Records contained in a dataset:
________________
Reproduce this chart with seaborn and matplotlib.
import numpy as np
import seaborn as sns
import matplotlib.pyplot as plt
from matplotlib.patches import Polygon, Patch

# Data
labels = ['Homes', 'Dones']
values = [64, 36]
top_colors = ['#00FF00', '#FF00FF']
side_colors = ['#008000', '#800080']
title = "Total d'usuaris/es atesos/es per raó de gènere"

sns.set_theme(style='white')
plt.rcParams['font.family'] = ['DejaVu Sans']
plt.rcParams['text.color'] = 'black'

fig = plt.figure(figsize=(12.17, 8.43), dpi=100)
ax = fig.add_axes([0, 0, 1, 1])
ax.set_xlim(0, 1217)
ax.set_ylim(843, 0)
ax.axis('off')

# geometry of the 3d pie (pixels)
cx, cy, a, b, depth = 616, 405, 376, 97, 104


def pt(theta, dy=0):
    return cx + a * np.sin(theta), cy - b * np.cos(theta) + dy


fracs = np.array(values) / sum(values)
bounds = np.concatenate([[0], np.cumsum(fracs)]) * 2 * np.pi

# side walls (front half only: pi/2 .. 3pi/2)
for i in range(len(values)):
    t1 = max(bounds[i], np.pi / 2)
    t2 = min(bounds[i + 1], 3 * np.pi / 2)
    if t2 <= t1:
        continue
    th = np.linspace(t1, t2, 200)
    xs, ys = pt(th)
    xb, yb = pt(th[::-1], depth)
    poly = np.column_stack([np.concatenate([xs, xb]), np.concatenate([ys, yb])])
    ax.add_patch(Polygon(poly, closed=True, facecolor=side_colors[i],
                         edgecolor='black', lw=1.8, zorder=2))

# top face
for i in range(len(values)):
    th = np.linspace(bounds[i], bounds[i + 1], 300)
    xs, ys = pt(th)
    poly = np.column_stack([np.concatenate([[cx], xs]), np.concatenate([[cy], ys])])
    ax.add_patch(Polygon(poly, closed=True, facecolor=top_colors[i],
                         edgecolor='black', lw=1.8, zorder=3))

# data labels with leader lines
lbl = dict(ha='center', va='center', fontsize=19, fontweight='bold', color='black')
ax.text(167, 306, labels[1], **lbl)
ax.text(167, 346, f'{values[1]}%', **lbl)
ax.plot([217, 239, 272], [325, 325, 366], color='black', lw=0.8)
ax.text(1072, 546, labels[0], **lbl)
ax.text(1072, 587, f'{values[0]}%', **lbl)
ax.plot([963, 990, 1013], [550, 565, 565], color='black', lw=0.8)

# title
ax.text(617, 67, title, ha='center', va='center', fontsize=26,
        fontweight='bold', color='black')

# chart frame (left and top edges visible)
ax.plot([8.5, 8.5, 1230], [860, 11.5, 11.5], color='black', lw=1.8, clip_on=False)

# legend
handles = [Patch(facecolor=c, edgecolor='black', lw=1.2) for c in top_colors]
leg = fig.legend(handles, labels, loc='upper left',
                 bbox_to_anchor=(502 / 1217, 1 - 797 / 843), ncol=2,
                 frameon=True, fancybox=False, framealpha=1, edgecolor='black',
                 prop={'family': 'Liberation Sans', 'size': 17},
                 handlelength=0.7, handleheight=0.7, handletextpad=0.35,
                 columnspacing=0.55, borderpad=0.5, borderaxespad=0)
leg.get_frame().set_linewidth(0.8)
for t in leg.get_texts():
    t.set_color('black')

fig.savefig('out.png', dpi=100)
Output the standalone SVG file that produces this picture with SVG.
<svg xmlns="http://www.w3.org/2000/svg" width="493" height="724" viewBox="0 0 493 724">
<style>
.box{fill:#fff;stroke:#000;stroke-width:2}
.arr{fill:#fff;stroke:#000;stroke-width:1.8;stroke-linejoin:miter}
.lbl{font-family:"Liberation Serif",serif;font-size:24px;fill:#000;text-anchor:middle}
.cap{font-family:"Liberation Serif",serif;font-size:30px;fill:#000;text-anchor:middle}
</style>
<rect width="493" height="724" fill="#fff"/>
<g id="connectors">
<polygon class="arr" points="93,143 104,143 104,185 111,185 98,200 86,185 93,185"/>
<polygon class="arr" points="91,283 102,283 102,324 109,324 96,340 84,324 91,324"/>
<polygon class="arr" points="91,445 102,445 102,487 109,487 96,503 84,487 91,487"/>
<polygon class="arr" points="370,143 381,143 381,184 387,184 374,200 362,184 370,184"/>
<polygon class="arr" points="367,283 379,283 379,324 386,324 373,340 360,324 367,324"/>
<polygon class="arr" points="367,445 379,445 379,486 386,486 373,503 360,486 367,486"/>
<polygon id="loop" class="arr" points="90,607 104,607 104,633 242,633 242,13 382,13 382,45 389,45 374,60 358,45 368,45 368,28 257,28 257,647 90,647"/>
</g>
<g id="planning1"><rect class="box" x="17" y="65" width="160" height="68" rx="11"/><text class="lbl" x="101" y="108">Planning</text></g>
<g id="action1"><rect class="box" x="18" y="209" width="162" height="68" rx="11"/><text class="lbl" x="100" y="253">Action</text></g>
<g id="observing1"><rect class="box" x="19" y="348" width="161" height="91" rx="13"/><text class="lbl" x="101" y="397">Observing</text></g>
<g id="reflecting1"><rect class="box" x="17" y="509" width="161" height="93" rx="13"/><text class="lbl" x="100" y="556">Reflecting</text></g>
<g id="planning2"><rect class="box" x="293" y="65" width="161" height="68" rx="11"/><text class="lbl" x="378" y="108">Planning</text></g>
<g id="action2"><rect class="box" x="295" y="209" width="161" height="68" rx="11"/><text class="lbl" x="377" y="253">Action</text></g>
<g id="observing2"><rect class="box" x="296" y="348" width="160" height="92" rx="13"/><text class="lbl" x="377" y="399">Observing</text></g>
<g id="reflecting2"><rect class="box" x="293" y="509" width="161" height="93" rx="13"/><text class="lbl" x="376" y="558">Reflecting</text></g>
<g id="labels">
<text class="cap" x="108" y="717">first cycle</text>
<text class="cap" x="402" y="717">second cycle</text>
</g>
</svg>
________________
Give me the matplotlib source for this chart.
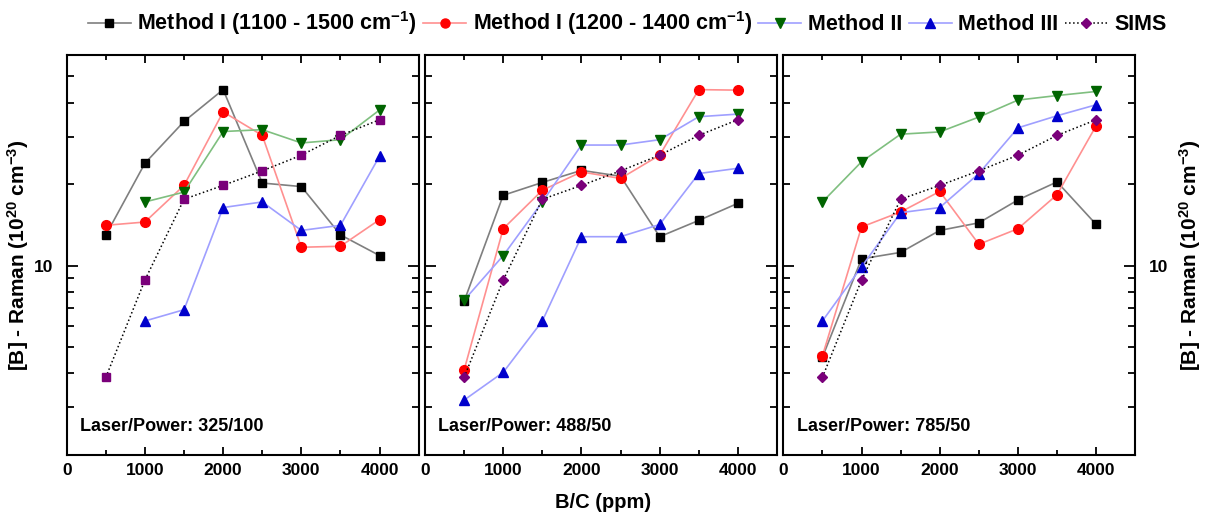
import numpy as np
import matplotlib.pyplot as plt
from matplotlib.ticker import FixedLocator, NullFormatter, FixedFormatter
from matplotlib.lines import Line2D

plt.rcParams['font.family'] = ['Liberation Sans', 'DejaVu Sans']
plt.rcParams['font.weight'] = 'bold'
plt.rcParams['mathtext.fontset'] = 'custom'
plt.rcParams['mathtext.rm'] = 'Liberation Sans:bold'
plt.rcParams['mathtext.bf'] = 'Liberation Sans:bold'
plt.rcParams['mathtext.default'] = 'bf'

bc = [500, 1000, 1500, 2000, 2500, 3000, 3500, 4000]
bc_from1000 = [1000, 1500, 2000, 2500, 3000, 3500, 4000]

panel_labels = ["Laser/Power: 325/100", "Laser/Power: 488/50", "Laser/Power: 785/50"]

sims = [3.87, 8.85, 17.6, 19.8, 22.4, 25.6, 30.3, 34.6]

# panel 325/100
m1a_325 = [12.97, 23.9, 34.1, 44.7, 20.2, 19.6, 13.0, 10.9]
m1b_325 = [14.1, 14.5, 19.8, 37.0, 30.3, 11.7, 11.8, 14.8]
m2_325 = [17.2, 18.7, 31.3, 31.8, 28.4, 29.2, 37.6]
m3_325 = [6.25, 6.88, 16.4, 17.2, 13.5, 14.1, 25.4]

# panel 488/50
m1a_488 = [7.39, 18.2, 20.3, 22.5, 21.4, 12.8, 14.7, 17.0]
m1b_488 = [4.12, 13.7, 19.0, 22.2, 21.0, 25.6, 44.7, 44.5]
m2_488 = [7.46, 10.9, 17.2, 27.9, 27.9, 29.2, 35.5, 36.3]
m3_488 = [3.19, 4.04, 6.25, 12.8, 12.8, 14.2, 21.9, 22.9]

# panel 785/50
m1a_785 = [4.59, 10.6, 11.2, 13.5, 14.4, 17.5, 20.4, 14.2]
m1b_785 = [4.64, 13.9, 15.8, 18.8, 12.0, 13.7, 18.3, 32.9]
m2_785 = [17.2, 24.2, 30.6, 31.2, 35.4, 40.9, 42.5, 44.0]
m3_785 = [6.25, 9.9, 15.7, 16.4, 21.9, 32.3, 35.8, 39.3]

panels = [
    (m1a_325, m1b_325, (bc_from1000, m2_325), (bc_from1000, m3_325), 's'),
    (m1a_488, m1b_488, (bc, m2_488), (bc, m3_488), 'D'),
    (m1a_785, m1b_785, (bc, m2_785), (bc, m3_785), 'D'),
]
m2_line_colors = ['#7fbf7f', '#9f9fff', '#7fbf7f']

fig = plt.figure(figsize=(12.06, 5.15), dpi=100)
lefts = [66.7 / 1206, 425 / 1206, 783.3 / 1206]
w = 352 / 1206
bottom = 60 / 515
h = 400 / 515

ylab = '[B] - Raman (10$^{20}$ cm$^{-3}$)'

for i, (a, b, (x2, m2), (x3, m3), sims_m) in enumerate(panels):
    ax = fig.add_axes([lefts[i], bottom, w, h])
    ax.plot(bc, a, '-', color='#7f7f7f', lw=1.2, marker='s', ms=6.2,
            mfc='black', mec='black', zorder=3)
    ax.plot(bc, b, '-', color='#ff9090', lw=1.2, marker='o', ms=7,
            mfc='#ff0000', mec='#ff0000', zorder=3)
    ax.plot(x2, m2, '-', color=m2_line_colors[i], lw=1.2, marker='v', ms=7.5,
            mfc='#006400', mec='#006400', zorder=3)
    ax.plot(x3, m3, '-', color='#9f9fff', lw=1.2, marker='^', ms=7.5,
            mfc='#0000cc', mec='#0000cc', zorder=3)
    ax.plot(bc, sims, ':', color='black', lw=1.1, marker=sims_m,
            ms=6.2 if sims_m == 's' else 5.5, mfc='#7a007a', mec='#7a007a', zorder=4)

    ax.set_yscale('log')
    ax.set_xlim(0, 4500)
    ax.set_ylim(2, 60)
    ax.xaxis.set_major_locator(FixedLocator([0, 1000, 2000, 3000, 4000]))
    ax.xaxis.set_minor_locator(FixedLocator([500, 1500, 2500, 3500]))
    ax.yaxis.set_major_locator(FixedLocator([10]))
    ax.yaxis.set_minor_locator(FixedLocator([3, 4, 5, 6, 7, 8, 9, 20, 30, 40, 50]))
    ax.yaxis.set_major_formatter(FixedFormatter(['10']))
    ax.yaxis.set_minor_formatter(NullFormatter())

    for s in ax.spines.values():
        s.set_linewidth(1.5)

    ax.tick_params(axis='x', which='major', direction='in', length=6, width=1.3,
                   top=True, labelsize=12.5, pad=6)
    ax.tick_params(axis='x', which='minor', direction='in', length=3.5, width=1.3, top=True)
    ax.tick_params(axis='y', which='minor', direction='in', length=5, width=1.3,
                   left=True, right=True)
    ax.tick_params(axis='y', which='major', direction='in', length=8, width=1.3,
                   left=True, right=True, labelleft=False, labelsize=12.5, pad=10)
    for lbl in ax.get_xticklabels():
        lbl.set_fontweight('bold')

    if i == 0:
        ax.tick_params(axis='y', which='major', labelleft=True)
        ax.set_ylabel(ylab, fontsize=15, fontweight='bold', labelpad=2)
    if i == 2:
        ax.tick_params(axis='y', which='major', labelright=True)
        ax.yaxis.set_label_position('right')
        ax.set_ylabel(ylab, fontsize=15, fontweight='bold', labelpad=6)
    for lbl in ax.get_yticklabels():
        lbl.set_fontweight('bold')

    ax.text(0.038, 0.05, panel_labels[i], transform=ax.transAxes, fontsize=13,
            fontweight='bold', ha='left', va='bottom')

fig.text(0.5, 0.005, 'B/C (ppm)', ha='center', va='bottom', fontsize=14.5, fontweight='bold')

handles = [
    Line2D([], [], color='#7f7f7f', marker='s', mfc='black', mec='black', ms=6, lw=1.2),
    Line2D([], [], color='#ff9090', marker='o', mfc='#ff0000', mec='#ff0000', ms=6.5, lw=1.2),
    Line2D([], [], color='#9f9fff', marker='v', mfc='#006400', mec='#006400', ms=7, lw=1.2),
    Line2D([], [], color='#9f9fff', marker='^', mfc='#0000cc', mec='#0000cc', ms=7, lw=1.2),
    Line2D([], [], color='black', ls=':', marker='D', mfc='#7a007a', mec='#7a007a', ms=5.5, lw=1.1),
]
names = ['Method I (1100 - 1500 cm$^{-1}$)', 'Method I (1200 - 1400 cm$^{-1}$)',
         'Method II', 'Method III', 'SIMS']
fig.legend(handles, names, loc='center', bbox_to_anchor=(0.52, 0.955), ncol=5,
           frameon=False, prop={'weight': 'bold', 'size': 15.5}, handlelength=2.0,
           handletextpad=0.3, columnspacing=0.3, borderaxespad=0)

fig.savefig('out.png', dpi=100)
________________
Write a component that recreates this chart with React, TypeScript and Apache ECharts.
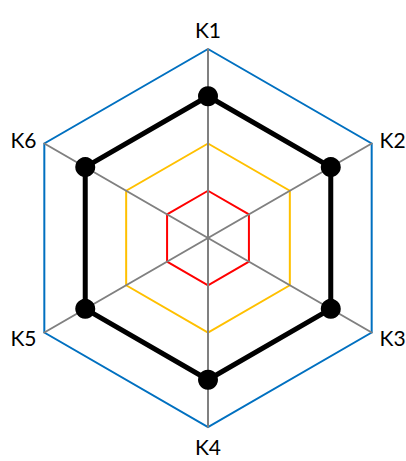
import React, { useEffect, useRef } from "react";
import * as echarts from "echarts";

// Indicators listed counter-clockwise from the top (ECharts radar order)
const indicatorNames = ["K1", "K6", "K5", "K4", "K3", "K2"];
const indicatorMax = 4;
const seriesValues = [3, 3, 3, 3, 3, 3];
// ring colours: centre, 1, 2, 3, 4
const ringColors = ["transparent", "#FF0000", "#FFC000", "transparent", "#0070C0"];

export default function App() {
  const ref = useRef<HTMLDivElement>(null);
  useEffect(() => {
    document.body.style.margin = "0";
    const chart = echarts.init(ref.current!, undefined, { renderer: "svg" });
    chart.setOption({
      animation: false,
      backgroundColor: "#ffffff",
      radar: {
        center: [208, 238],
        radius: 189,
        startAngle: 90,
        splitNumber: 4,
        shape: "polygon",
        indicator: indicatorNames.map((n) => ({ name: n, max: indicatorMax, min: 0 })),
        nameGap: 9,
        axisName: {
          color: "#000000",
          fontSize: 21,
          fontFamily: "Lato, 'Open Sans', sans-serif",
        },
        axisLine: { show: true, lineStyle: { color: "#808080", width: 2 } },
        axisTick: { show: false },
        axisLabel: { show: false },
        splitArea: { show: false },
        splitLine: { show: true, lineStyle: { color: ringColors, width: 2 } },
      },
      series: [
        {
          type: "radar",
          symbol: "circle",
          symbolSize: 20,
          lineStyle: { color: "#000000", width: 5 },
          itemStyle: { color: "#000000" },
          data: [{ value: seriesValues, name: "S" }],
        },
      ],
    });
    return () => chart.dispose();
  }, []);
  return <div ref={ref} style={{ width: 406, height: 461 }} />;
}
________________
(AIM): Reproduce exactly, and only, the lines from the one that contains "Reproduce this chart" down to the one that contains "from matplotlib.patches import Polygon, Patch", both ends included.

(CORRECT OUTPUT):
Reproduce this chart with seaborn and matplotlib.
import numpy as np
import seaborn as sns
import matplotlib.pyplot as plt
from matplotlib.patches import Polygon, Patch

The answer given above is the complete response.